Figure 5 shows a stent 1 including two inflating portions 9 that are connected by a tube of reinforced flexible sheet material 60. The inflating portions are of the same general form as those shown in figures 3, but only one inflatable pipe or lumen engaging portions 32 is provided on each portion 9. A port 62 can provide access to the passage 8, via end 16 or end 18 if required. For example; by a sensor or camera for inspection; for a delivery tube for filler material to reinforce or repair a pipe, or to allow purging and / or venting and/or monitoring of the external space between the inflatable portions 9. Figure 6a shows schematically a prior art arrangement for by-passing a pipe 64, such as a mains gas or water pipe. In this example access to pipe 64 has been made via flanged ‘tee’ connections 68 leading to hydrant valves 70, onto which an under pressure delivery system casing 72, for inflatable stopper bags 74, has been fitted. In figure 6a the bypass system is shown in use. Inflatable bags 74 have been inserted with the assistance of a delivery tube 76 that includes a‘nose’ or stop 78 at its lower end. This nose 78 aids in delivery of the bags 74, and also, in the position shown, can aid in preventing inflating bags 74 being displaced by pressure and flow of fluid in the pipe 64.

Inflatable bags 74 have been inflated by inflating fluid delivered via ports 80 and appropriate inflating tubes (inflating tubes and other small details not shown in this schematic view). In some prior art systems the inflating fluid for bags 74 can be the fluid of the pipe 64, typically extracted at ports 82 and fed via a pump into ports 80.

Bags 74 are provided with pipes 84 that connect through casing 72 to bypass pipe 86. Thus the flow along pipe 64 is diverted via by pass pipe 86 as indicated by arrows F, to allow work to be carried out in the bypassed pipe section 88. It will be understood that the flow direction may be reversed from that shown or there may be no flow, depending on the usage of the fluid in the pipe.

Figure 6b shows an alternative by-pass making use of inflatable stents of the invention, shown in cross-section and generally of the form shown in figure 3a. Two inflatable stents 90 are allowing the by-pass flow F and each has an end 92 connecting from passage 8 to give sealed fluid communication to tube 94; and hence to by-pass pipe 86. In this example the ends 92 reduce in size from the larger diameter of passage 8 to the smaller diameter of tube 94. Thus section of 88 of pipe 64, between tee connections 88 is by passed.
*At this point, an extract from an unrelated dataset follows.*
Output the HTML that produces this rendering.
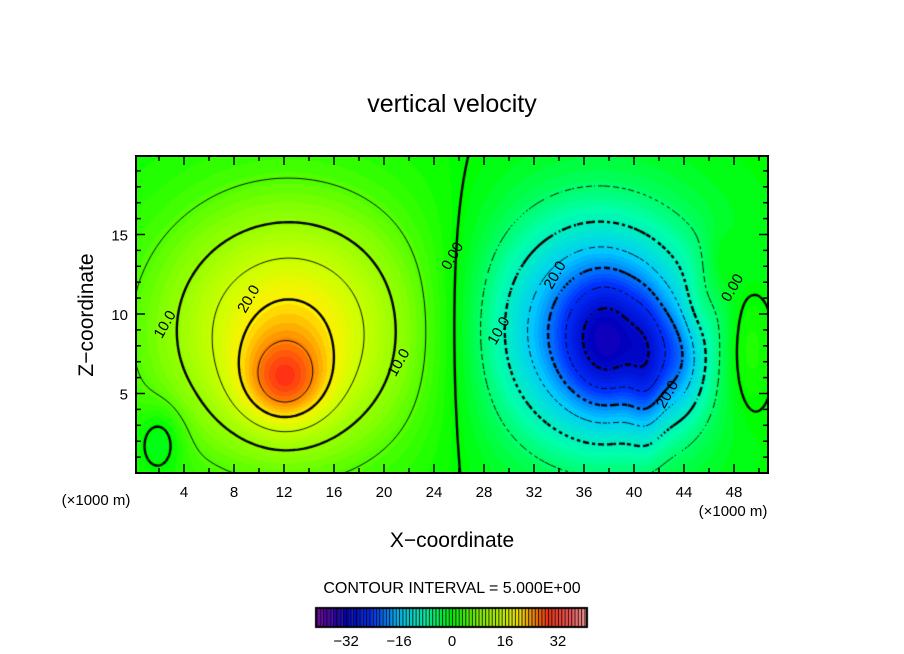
<!DOCTYPE html>
<html><head><meta charset="utf-8"><style>
body{margin:0;background:#fff;width:904px;height:654px;overflow:hidden;font-family:"Liberation Sans",sans-serif}
#wrap{position:relative;width:904px;height:654px}
canvas,svg{position:absolute;left:0;top:0}
</style></head><body>
<div id="wrap">
<canvas id="cv" width="904" height="654"></canvas>
<svg id="sv" width="904" height="654">
<text x="452" y="112" text-anchor="middle" font-size="25">vertical velocity</text>
<text x="452" y="547" text-anchor="middle" font-size="21">X−coordinate</text>
<text transform="translate(93,315) rotate(-90)" text-anchor="middle" font-size="21">Z−coordinate</text>
<text x="96" y="505" text-anchor="middle" font-size="15">(×1000 m)</text>
<text x="733" y="516" text-anchor="middle" font-size="15">(×1000 m)</text>
<text x="452" y="593" text-anchor="middle" font-size="16">CONTOUR INTERVAL = 5.000E+00</text>
<g id="axes"></g>
</svg>
</div>
<script>
// field data (Gaussian components, km units)
const blobX   = [12.5, 12,  37,  38,  41,  43.5, 45,   47,   49,   2.2, 10];
const blobZ   = [8.8,  5.5, 9,   8,   6,   7,    10.5, 13,   8,    2.2, 12];
const blobAmp = [20,   11, -23, -11, -6,  -8,    3,    3,    5,   -5,   1.2];
const blobSx  = [7.2,  2.5, 6.2, 2.5, 1.0, 1.5,  1.0,  1.0,  1.5,  1.3, 12];
const blobSz  = [5.5,  2.0, 5.2, 3,   3,   2.5,  1.6,  1.6,  3,    1.5, 8];
const xTicks = [4,8,12,16,20,24,28,32,36,40,44,48];
const yTicks = [5,10,15];
const cbTicks = [-32,-16,0,16,32];
const levels = [-30,-25,-20,-15,-10,-5,0,5,10,15,20,25,30];
const contourLabels = [[2.8,9.2,"10.0"],[21.5,6.8,"10.0"],[9.5,10.8,"20.0"],[25.8,13.5,"0.00"],[29.5,8.8,"10.0"],[34,12.3,"20.0"],[43,4.8,"20.0"],[48.2,11.5,"0.00"]];

const X0=134,SX=12.5,Y0=473,SY=15.9;
const PL=136,PR=768,PT=156,PB=473;
const px=x=>X0+x*SX, py=z=>Y0-z*SY;
const ux=p=>(p-X0)/SX, uz=p=>(Y0-p)/SY;
function field(x,z){let v=0;for(let i=0;i<blobX.length;i++){const dx=(x-blobX[i])/blobSx[i],dz=(z-blobZ[i])/blobSz[i];v+=blobAmp[i]*Math.exp(-0.5*(dx*dx+dz*dz));}return v;}
const stops=[[-40,[110,0,170]],[-32,[0,0,190]],[-24,[0,50,255]],[-16,[0,200,255]],[-8,[0,255,170]],[0,[0,255,0]],[8,[130,255,0]],[16,[210,255,0]],[20,[255,240,0]],[25,[255,130,0]],[29,[255,50,20]],[36,[255,90,90]],[41,[255,170,170]]];
function color(v){v=Math.max(-40,Math.min(41,v));for(let i=0;i<stops.length-1;i++){const a=stops[i],b=stops[i+1];if(v<=b[0]){const t=(v-a[0])/(b[0]-a[0]);return a[1].map((c,k)=>Math.round(c+(b[1][k]-c)*t));}}return stops[stops.length-1][1];}
const cv=document.getElementById('cv'),ctx=cv.getContext('2d');
const img=ctx.createImageData(PR-PL,PB-PT);
for(let j=0;j<PB-PT;j++)for(let i=0;i<PR-PL;i++){const v=Math.round(field(ux(PL+i+0.5),uz(PT+j+0.5)));const c=color(v);const o=(j*(PR-PL)+i)*4;img.data[o]=c[0];img.data[o+1]=c[1];img.data[o+2]=c[2];img.data[o+3]=255;}
ctx.putImageData(img,PL,PT);
// contours via marching squares
const G=3,nx=Math.ceil((PR-PL)/G),nz=Math.ceil((PB-PT)/G);
const F=[];for(let j=0;j<=nz;j++){F[j]=[];for(let i=0;i<=nx;i++)F[j][i]=field(ux(PL+i*G),uz(PT+j*G));}
ctx.save();ctx.beginPath();ctx.rect(PL,PT,PR-PL,PB-PT);ctx.clip();
levels.forEach(L=>{
 ctx.beginPath();
 for(let j=0;j<nz;j++)for(let i=0;i<nx;i++){
  const c=[[i,j,F[j][i]],[i+1,j,F[j][i+1]],[i+1,j+1,F[j+1][i+1]],[i,j+1,F[j+1][i]]];const pts=[];
  for(let k=0;k<4;k++){const a=c[k],b=c[(k+1)%4];if((a[2]>L)!==(b[2]>L)){const t=(L-a[2])/(b[2]-a[2]);pts.push([PL+(a[0]+(b[0]-a[0])*t)*G,PT+(a[1]+(b[1]-a[1])*t)*G]);}}
  if(pts.length>=2){
   if(L<0 && ((i+j)%3===0)) continue; // gaps to emulate dashes
   ctx.moveTo(pts[0][0],pts[0][1]);ctx.lineTo(pts[1][0],pts[1][1]);}
  if(pts.length===4){ctx.moveTo(pts[2][0],pts[2][1]);ctx.lineTo(pts[3][0],pts[3][1]);}
 }
 ctx.lineWidth=(L%10===0)?2.4:0.9;ctx.strokeStyle='#000';ctx.stroke();
});
ctx.restore();
// colorbar
const CB0=452,CBS=3.31,cbL=316,cbR=587,cbT=608,cbB=627;
for(let v=-41;v<41;v++){ctx.fillStyle='rgb('+color(v+0.5).join(',')+')';ctx.fillRect(CB0+v*CBS,cbT,CBS,cbB-cbT);ctx.fillStyle='#000';ctx.fillRect(CB0+v*CBS,cbT,1,cbB-cbT);}
ctx.strokeStyle='#000';ctx.lineWidth=2;ctx.strokeRect(cbL,cbT,cbR-cbL,cbB-cbT);
// svg axes
const ns='http://www.w3.org/2000/svg',ax=document.getElementById('axes');
function mk(t,a,txt){const e=document.createElementNS(ns,t);for(const k in a)e.setAttribute(k,a[k]);if(txt!==undefined)e.textContent=txt;ax.appendChild(e);return e;}
const fr=mk('rect',{x:PL,y:PT,width:PR-PL,height:PB-PT,fill:'none',stroke:'#000','stroke-width':2});


for(let x=2;x<=50;x+=2){const len=(x%4===0)?9:5;
 const t1=mk('line',{x1:px(x),x2:px(x),y1:PB,y2:PB-len,stroke:'#000','stroke-width':1.5});
 const t2=mk('line',{x1:px(x),x2:px(x),y1:PT,y2:PT+len,stroke:'#000','stroke-width':1.5});}
for(let z=1;z<=19;z++){const len=(z%5===0)?9:5;
 const t1=mk('line',{x1:PL,x2:PL+len,y1:py(z),y2:py(z),stroke:'#000','stroke-width':1.5});
 const t2=mk('line',{x1:PR,x2:PR-len,y1:py(z),y2:py(z),stroke:'#000','stroke-width':1.5});}
xTicks.forEach(x=>{const e=mk('text',{x:px(x),y:497,'text-anchor':'middle','font-size':15},String(x));});
yTicks.forEach(z=>{const e=mk('text',{x:128,y:py(z)+6,'text-anchor':'end','font-size':15},String(z));});
cbTicks.forEach(v=>{const e=mk('text',{x:CB0+v*CBS,y:646,'text-anchor':'middle','font-size':15},(v<0?'−':'')+Math.abs(v));});
contourLabels.forEach(l=>{const e=mk('text',{x:px(l[0]),y:py(l[1]),'text-anchor':'middle','font-size':15,transform:'rotate(-60 '+px(l[0])+' '+py(l[1])+')'},l[2]);});
</script>
</body></html>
This arrangement allows secure placement of the stents 90 in pipe 64. Passages 8 and ends 92 can aid in providing good flow through in the by-pass via tubes 94. Furthermore the stents 90 are relatively low (inflated) volume devices that can readily be inflated to higher pressures, such as are required for higher pressure pipe systems.

Figure 6b also shows optional inflatable stents 96, shown in cross-section and generally of the form shown in figure 3a. Each is placed via the respective delivery system through connections 68 as used for stents 90, but in the direction of the by passed (isolated) section 88 of pipe 64, These stents 96 include an end 92 connecting from passage 8 to allow venting along a tubing connecting through and out of casing 72 as suggested by arrows V (venting tubes and other small details not shown in this schematic view). In this example the ends 92 reduce in size from the larger diameter of passage 8 to the smaller diameter of a vent tube. The section 88 can thus be vented if desired. Inspection by camera or other sensors through stents 96 can also be contemplated. In an alternative arrangement only one stent 96 may be employed, with venting and/or inspection available from the respective side of section 88.

If required the space between a stent 90 and a stent 96 may also be vented. For example, via a tubing connecting to a port on casing 72.